Items -
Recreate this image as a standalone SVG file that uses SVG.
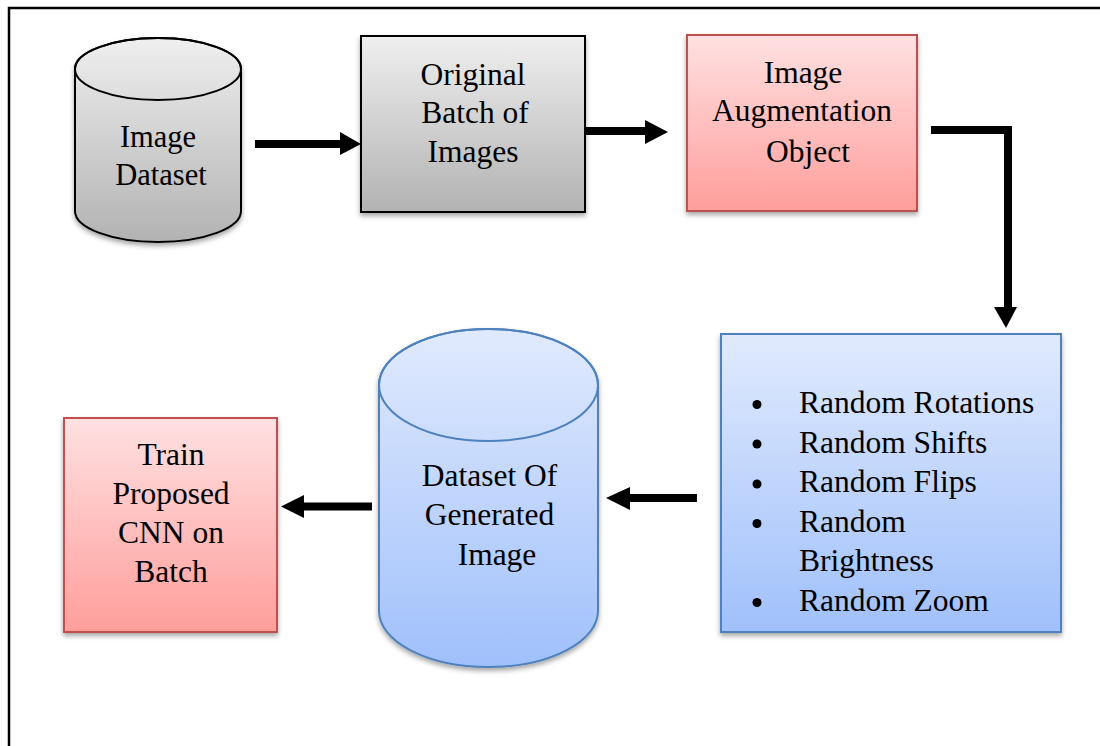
<svg xmlns="http://www.w3.org/2000/svg" width="1100" height="746" viewBox="0 0 1100 746">
  <defs>
    <linearGradient id="gGray" x1="0" y1="0" x2="0" y2="1">
      <stop offset="0" stop-color="#efefef"/>
      <stop offset="1" stop-color="#b2b2b2"/>
    </linearGradient>
    <linearGradient id="gRed" x1="0" y1="0" x2="0" y2="1">
      <stop offset="0" stop-color="#ffe1e2"/>
      <stop offset="1" stop-color="#fe9e9b"/>
    </linearGradient>
    <linearGradient id="gBlue" x1="0" y1="0" x2="0" y2="1">
      <stop offset="0" stop-color="#e0eafd"/>
      <stop offset="1" stop-color="#a0c0fb"/>
    </linearGradient>
    <filter id="shadow" x="-10%" y="-10%" width="120%" height="125%">
      <feDropShadow dx="0" dy="3" stdDeviation="2.5" flood-color="#000" flood-opacity="0.35"/>
    </filter>
  </defs>
  <style>
    text { font-family: "Liberation Serif", "Times New Roman", serif; font-size: 31.5px; fill: #000; }
    .mid { text-anchor: middle; }
    .grayShape { fill: url(#gGray); stroke: #000; stroke-width: 2; }
    .redShape { fill: url(#gRed); stroke: #c0504d; stroke-width: 2; }
    .blueShape { fill: url(#gBlue); stroke: #4f81bd; stroke-width: 2; }
    .rim { fill: none; }
    .shaft { fill: none; stroke: #000; stroke-width: 8; }
    .head { fill: #000; }
  </style>

  <rect width="1100" height="746" fill="#fff"/>

  <!-- outer frame, open to the right and bottom edges -->
  <path d="M9,760 V8 H1110" fill="none" stroke="#000" stroke-width="2.5"/>

  <g id="image-dataset">
    <g filter="url(#shadow)">
      <path class="grayShape" d="M75,69 A83,31 0 0 1 241,69 V211 A83,31 0 0 1 75,211 Z"/>
    </g>
    <ellipse class="grayShape rim" cx="158" cy="69" rx="83" ry="31"/>
    <text class="mid" x="158" y="147" style="font-size:30.5px">Image</text>
    <text class="mid" x="161" y="185" style="font-size:30.5px">Dataset</text>
  </g>

  <g id="original-batch">
    <rect class="grayShape" x="361" y="36" width="224" height="176" filter="url(#shadow)"/>
    <text class="mid" x="473" y="85">Original</text>
    <text class="mid" x="475" y="123">Batch of</text>
    <text class="mid" x="473" y="162">Images</text>
  </g>

  <g id="augmentation-object">
    <rect class="redShape" x="687" y="35" width="230" height="176" filter="url(#shadow)"/>
    <text class="mid" x="803" y="83">Image</text>
    <text class="mid" x="802" y="121">Augmentation</text>
    <text class="mid" x="808" y="162">Object</text>
  </g>

  <g id="augmentation-list">
    <rect class="blueShape" x="721" y="334" width="340" height="298" filter="url(#shadow)"/>
    <g fill="#000">
      <circle cx="757" cy="404.5" r="4.5"/>
      <circle cx="757" cy="444" r="4.5"/>
      <circle cx="757" cy="484" r="4.5"/>
      <circle cx="757" cy="523.5" r="4.5"/>
      <circle cx="757" cy="602.5" r="4.5"/>
    </g>
    <text x="799" y="413">Random Rotations</text>
    <text x="799" y="452.5">Random Shifts</text>
    <text x="799" y="492">Random Flips</text>
    <text x="799" y="531.5">Random</text>
    <text x="799" y="571">Brightness</text>
    <text x="799" y="610.5">Random Zoom</text>
  </g>

  <g id="generated-dataset">
    <g filter="url(#shadow)">
      <path class="blueShape" d="M379,385 A109.5,56 0 0 1 598,385 V611 A109.5,56 0 0 1 379,611 Z"/>
    </g>
    <ellipse class="blueShape rim" cx="488.5" cy="385" rx="109.5" ry="56"/>
    <text class="mid" x="489.5" y="486">Dataset Of</text>
    <text class="mid" x="489.5" y="525">Generated</text>
    <text class="mid" x="497" y="565">Image</text>
  </g>

  <g id="train-cnn">
    <rect class="redShape" x="64" y="418" width="213" height="214" filter="url(#shadow)"/>
    <text class="mid" x="171" y="465">Train</text>
    <text class="mid" x="171" y="504">Proposed</text>
    <text class="mid" x="171" y="543">CNN on</text>
    <text class="mid" x="171" y="582">Batch</text>
  </g>

  <g id="connectors">
    <!-- dataset to original batch -->
    <path class="shaft" d="M255,144 H342"/>
    <polygon class="head" points="340,132 361,144 340,155"/>
    <!-- original batch to augmentation object -->
    <path class="shaft" d="M585,131 H647"/>
    <polygon class="head" points="645,120 668,132 645,144"/>
    <!-- augmentation object down to the list -->
    <path class="shaft" d="M931,130 H1008 V309" stroke-linejoin="miter"/>
    <polygon class="head" points="994,307 1017,307 1006,328"/>
    <!-- list to generated dataset -->
    <path class="shaft" d="M697,498 H628"/>
    <polygon class="head" points="630,487 606,498 630,510"/>
    <!-- generated dataset to training -->
    <path class="shaft" d="M372,506.5 H302"/>
    <polygon class="head" points="304,495 281,506.5 304,518"/>
  </g>
</svg>
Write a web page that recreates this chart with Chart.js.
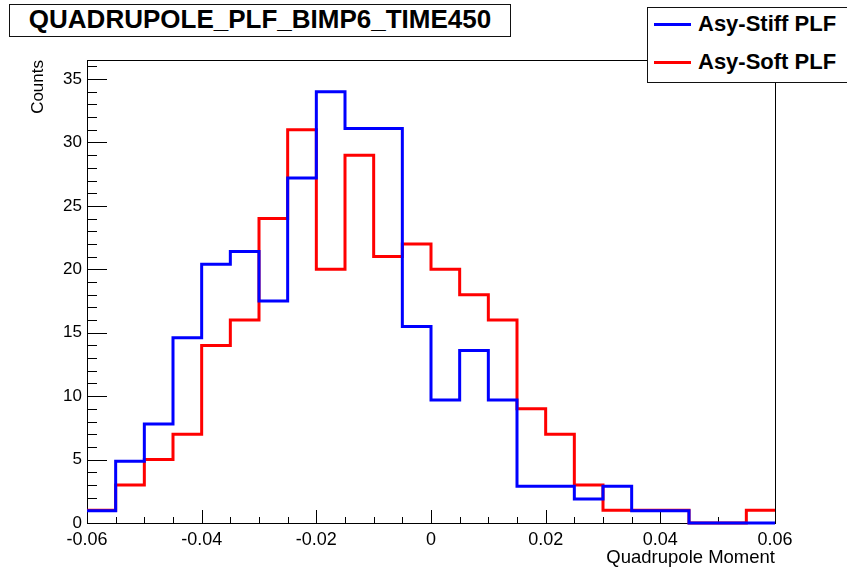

Exercise - Copy out each record shown above without alteration, skipping any picture.

Solution to the problem -
Recreate this image as a standalone SVG file that uses SVG.
<svg xmlns="http://www.w3.org/2000/svg" width="1100" height="746" viewBox="0 0 1100 746">
  <defs>
    <linearGradient id="gGray" x1="0" y1="0" x2="0" y2="1">
      <stop offset="0" stop-color="#efefef"/>
      <stop offset="1" stop-color="#b2b2b2"/>
    </linearGradient>
    <linearGradient id="gRed" x1="0" y1="0" x2="0" y2="1">
      <stop offset="0" stop-color="#ffe1e2"/>
      <stop offset="1" stop-color="#fe9e9b"/>
    </linearGradient>
    <linearGradient id="gBlue" x1="0" y1="0" x2="0" y2="1">
      <stop offset="0" stop-color="#e0eafd"/>
      <stop offset="1" stop-color="#a0c0fb"/>
    </linearGradient>
    <filter id="shadow" x="-10%" y="-10%" width="120%" height="125%">
      <feDropShadow dx="0" dy="3" stdDeviation="2.5" flood-color="#000" flood-opacity="0.35"/>
    </filter>
  </defs>
  <style>
    text { font-family: "Liberation Serif", "Times New Roman", serif; font-size: 31.5px; fill: #000; }
    .mid { text-anchor: middle; }
    .grayShape { fill: url(#gGray); stroke: #000; stroke-width: 2; }
    .redShape { fill: url(#gRed); stroke: #c0504d; stroke-width: 2; }
    .blueShape { fill: url(#gBlue); stroke: #4f81bd; stroke-width: 2; }
    .rim { fill: none; }
    .shaft { fill: none; stroke: #000; stroke-width: 8; }
    .head { fill: #000; }
  </style>

  <rect width="1100" height="746" fill="#fff"/>

  <!-- outer frame, open to the right and bottom edges -->
  <path d="M9,760 V8 H1110" fill="none" stroke="#000" stroke-width="2.5"/>

  <g id="image-dataset">
    <g filter="url(#shadow)">
      <path class="grayShape" d="M75,69 A83,31 0 0 1 241,69 V211 A83,31 0 0 1 75,211 Z"/>
    </g>
    <ellipse class="grayShape rim" cx="158" cy="69" rx="83" ry="31"/>
    <text class="mid" x="158" y="147" style="font-size:30.5px">Image</text>
    <text class="mid" x="161" y="185" style="font-size:30.5px">Dataset</text>
  </g>

  <g id="original-batch">
    <rect class="grayShape" x="361" y="36" width="224" height="176" filter="url(#shadow)"/>
    <text class="mid" x="473" y="85">Original</text>
    <text class="mid" x="475" y="123">Batch of</text>
    <text class="mid" x="473" y="162">Images</text>
  </g>

  <g id="augmentation-object">
    <rect class="redShape" x="687" y="35" width="230" height="176" filter="url(#shadow)"/>
    <text class="mid" x="803" y="83">Image</text>
    <text class="mid" x="802" y="121">Augmentation</text>
    <text class="mid" x="808" y="162">Object</text>
  </g>

  <g id="augmentation-list">
    <rect class="blueShape" x="721" y="334" width="340" height="298" filter="url(#shadow)"/>
    <g fill="#000">
      <circle cx="757" cy="404.5" r="4.5"/>
      <circle cx="757" cy="444" r="4.5"/>
      <circle cx="757" cy="484" r="4.5"/>
      <circle cx="757" cy="523.5" r="4.5"/>
      <circle cx="757" cy="602.5" r="4.5"/>
    </g>
    <text x="799" y="413">Random Rotations</text>
    <text x="799" y="452.5">Random Shifts</text>
    <text x="799" y="492">Random Flips</text>
    <text x="799" y="531.5">Random</text>
    <text x="799" y="571">Brightness</text>
    <text x="799" y="610.5">Random Zoom</text>
  </g>

  <g id="generated-dataset">
    <g filter="url(#shadow)">
      <path class="blueShape" d="M379,385 A109.5,56 0 0 1 598,385 V611 A109.5,56 0 0 1 379,611 Z"/>
    </g>
    <ellipse class="blueShape rim" cx="488.5" cy="385" rx="109.5" ry="56"/>
    <text class="mid" x="489.5" y="486">Dataset Of</text>
    <text class="mid" x="489.5" y="525">Generated</text>
    <text class="mid" x="497" y="565">Image</text>
  </g>

  <g id="train-cnn">
    <rect class="redShape" x="64" y="418" width="213" height="214" filter="url(#shadow)"/>
    <text class="mid" x="171" y="465">Train</text>
    <text class="mid" x="171" y="504">Proposed</text>
    <text class="mid" x="171" y="543">CNN on</text>
    <text class="mid" x="171" y="582">Batch</text>
  </g>

  <g id="connectors">
    <!-- dataset to original batch -->
    <path class="shaft" d="M255,144 H342"/>
    <polygon class="head" points="340,132 361,144 340,155"/>
    <!-- original batch to augmentation object -->
    <path class="shaft" d="M585,131 H647"/>
    <polygon class="head" points="645,120 668,132 645,144"/>
    <!-- augmentation object down to the list -->
    <path class="shaft" d="M931,130 H1008 V309" stroke-linejoin="miter"/>
    <polygon class="head" points="994,307 1017,307 1006,328"/>
    <!-- list to generated dataset -->
    <path class="shaft" d="M697,498 H628"/>
    <polygon class="head" points="630,487 606,498 630,510"/>
    <!-- generated dataset to training -->
    <path class="shaft" d="M372,506.5 H302"/>
    <polygon class="head" points="304,495 281,506.5 304,518"/>
  </g>
</svg>
Write a web page that recreates this chart with Chart.js.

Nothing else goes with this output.